History and development
Bus topologies were widely used in the early days of Ethernet and other LAN technologies. Original Ethernet implementations used thick and thin coaxial cables where multiple nodes tapped into a single physical cable. Over time, as traffic levels and network sizes grew, switched and star-based architectures became dominant because they isolate collisions and improve performance. Nevertheless the bus concept remains foundational in networking history and terminology.
Advantages and typical uses
- Simplicity: easy to install for small networks and straightforward to understand.
- Cost-effectiveness: requires less cabling than star topologies for small deployments.
- Easy expansion: additional nodes may be added along the bus without significant rewiring.
- Educational and legacy environments: useful for demonstrations, small labs, and maintaining older systems.
Limitations and comparisons
Despite benefits, bus networks have important drawbacks that limit their use in modern LANs. The central cable is a single point of failure: a break or a missing termination can render the network inoperative. Performance degrades as more devices share the medium because collisions or contention increase. The maximum physical length and the number of nodes are constrained by signal attenuation and timing requirements. Troubleshooting can also be harder because problems may affect the entire bus rather than a single link. For these reasons, many practical deployments moved to star and switched topologies, where each node has an independent link to a central device that manages traffic.
When comparing topologies it is useful to distinguish between physical and logical arrangements: a network can be wired in a star physically while behaving like a logical bus if all nodes share a common broadcast domain. For a concise discussion of topological concepts see topology.

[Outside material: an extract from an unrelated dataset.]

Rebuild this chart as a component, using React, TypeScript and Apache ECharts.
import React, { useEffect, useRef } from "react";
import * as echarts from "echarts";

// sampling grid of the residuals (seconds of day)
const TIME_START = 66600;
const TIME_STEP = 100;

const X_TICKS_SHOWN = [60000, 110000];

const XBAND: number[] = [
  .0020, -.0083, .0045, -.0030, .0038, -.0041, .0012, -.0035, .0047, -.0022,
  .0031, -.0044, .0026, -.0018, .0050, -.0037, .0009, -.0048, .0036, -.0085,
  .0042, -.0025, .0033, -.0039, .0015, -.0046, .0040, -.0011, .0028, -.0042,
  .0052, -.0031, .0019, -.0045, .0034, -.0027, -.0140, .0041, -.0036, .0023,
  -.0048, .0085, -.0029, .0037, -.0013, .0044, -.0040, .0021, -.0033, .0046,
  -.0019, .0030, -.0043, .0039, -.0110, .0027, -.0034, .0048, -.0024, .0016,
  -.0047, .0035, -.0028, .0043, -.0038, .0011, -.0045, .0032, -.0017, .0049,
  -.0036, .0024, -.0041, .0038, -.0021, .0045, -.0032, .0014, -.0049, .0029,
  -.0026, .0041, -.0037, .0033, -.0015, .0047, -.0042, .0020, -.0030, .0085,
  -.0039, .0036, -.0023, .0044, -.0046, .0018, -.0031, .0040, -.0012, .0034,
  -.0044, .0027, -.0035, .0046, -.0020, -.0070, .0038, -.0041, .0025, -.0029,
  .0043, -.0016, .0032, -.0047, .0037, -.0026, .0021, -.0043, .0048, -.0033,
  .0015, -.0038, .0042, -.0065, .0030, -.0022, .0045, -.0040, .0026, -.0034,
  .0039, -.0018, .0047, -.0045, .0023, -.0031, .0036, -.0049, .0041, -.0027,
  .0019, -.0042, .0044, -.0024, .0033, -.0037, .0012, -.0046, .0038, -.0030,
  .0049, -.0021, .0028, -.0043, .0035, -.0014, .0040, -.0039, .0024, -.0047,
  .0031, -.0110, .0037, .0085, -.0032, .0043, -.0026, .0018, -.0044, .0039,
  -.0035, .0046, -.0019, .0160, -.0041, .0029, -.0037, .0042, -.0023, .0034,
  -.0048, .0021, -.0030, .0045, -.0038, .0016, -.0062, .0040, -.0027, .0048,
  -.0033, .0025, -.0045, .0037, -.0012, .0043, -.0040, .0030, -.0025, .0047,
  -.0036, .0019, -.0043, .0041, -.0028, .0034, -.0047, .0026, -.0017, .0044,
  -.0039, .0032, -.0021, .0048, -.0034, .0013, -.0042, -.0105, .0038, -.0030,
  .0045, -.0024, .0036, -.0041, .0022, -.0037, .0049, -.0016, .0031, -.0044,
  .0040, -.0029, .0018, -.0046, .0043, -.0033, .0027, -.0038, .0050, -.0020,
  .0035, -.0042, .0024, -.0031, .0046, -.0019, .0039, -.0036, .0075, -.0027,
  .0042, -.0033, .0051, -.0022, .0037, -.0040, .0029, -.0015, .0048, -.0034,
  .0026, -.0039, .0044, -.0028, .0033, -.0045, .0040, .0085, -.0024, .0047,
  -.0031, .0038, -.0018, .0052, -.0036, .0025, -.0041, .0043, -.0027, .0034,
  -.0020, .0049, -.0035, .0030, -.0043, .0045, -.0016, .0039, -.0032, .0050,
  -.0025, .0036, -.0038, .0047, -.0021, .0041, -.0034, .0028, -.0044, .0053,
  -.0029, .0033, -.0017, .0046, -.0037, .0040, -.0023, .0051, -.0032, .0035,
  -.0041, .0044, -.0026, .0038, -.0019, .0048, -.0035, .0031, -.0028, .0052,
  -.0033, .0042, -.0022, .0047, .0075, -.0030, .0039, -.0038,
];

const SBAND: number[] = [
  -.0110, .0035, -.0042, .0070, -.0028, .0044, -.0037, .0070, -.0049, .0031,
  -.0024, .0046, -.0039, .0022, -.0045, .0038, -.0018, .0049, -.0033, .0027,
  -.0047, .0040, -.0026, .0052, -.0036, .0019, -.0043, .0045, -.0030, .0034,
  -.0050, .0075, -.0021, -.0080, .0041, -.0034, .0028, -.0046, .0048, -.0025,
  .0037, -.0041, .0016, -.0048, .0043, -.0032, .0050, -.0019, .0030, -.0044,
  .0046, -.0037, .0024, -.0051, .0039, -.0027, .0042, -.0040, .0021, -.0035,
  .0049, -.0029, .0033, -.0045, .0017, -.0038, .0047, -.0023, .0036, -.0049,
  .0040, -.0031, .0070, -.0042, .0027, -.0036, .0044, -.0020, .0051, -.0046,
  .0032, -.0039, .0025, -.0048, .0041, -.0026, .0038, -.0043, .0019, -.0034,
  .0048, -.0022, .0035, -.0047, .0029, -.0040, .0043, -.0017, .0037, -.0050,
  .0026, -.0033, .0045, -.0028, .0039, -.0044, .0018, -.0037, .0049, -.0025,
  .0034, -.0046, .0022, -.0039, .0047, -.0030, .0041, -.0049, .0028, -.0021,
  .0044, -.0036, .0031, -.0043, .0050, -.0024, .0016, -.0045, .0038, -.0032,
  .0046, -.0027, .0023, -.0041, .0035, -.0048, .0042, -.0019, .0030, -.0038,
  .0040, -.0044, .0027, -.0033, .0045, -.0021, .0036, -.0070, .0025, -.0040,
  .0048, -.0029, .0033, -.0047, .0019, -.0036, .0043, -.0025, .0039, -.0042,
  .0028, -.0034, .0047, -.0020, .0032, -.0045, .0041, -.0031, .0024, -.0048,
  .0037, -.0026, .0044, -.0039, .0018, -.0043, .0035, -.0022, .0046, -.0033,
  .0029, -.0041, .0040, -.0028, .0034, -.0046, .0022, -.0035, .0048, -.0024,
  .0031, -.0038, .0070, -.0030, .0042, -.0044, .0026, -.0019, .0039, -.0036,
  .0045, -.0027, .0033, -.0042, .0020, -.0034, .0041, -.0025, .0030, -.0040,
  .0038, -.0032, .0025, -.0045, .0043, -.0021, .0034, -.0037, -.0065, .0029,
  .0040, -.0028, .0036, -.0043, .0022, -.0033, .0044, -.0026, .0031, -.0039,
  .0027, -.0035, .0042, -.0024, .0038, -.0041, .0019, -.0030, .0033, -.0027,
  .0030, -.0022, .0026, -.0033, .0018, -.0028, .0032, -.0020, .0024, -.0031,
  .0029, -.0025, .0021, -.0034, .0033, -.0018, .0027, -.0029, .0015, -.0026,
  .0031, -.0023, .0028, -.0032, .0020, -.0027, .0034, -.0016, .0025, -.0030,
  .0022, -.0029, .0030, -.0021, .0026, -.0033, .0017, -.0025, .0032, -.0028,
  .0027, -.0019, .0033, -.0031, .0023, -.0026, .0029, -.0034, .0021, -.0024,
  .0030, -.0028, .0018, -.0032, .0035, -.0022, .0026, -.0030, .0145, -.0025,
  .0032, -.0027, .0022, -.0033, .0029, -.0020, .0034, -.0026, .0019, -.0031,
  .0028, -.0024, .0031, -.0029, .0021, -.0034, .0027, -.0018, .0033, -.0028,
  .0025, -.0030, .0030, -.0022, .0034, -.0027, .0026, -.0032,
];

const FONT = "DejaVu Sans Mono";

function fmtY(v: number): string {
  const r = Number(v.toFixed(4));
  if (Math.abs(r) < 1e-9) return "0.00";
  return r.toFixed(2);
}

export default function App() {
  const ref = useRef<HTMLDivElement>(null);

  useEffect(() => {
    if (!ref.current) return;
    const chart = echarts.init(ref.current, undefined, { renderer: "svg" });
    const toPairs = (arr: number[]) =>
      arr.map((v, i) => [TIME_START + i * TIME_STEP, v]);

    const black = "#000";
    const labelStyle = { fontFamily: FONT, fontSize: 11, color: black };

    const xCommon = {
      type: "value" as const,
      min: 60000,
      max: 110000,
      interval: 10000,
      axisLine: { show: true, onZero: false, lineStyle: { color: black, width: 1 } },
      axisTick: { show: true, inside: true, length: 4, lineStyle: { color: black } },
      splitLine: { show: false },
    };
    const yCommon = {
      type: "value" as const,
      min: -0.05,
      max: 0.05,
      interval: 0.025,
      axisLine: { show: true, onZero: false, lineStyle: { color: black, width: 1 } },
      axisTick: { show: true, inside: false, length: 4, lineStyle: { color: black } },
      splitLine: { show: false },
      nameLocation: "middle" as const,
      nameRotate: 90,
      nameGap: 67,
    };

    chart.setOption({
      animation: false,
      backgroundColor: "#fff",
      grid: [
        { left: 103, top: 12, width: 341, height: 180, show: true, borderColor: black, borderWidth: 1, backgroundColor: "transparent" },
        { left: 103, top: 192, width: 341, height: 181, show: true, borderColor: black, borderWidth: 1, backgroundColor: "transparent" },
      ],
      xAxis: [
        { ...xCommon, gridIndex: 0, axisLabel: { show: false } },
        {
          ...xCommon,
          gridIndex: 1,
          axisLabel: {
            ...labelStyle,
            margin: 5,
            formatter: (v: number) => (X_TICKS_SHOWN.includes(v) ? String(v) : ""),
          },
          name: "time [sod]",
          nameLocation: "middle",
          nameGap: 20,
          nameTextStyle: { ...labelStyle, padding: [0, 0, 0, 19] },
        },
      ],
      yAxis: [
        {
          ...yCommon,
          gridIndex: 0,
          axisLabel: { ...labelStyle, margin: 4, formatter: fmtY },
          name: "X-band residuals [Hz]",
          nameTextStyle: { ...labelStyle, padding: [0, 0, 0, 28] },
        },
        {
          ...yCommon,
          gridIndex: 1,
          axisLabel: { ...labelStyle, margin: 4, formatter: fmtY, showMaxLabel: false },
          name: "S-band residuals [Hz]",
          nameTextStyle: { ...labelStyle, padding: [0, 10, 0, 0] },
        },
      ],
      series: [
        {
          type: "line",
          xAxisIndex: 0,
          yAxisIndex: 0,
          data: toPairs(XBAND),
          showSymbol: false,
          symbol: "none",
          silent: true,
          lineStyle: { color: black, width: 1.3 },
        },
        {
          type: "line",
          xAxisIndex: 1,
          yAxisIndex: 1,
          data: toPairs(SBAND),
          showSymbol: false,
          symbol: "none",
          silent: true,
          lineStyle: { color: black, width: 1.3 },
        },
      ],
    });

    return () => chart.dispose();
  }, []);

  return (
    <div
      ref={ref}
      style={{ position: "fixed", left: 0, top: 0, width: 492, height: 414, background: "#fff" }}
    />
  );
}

Although classic bus-based LANs are less common today, the bus concept persists in other contexts such as embedded systems and vehicle networks (where variants of the bus idea are implemented with different protocols and electrical characteristics). Modern Ethernet implementations achieve most benefits of the bus—shared communication—while avoiding its major limitations by using switches and point-to-point links.
Further reading and foundational references may be found through basic network texts and introductory materials on local area networks and bus-based architectures. For practical examples and device-level behavior see sources describing the network interface connections for a workstation and how signals appear on the bus during transmission.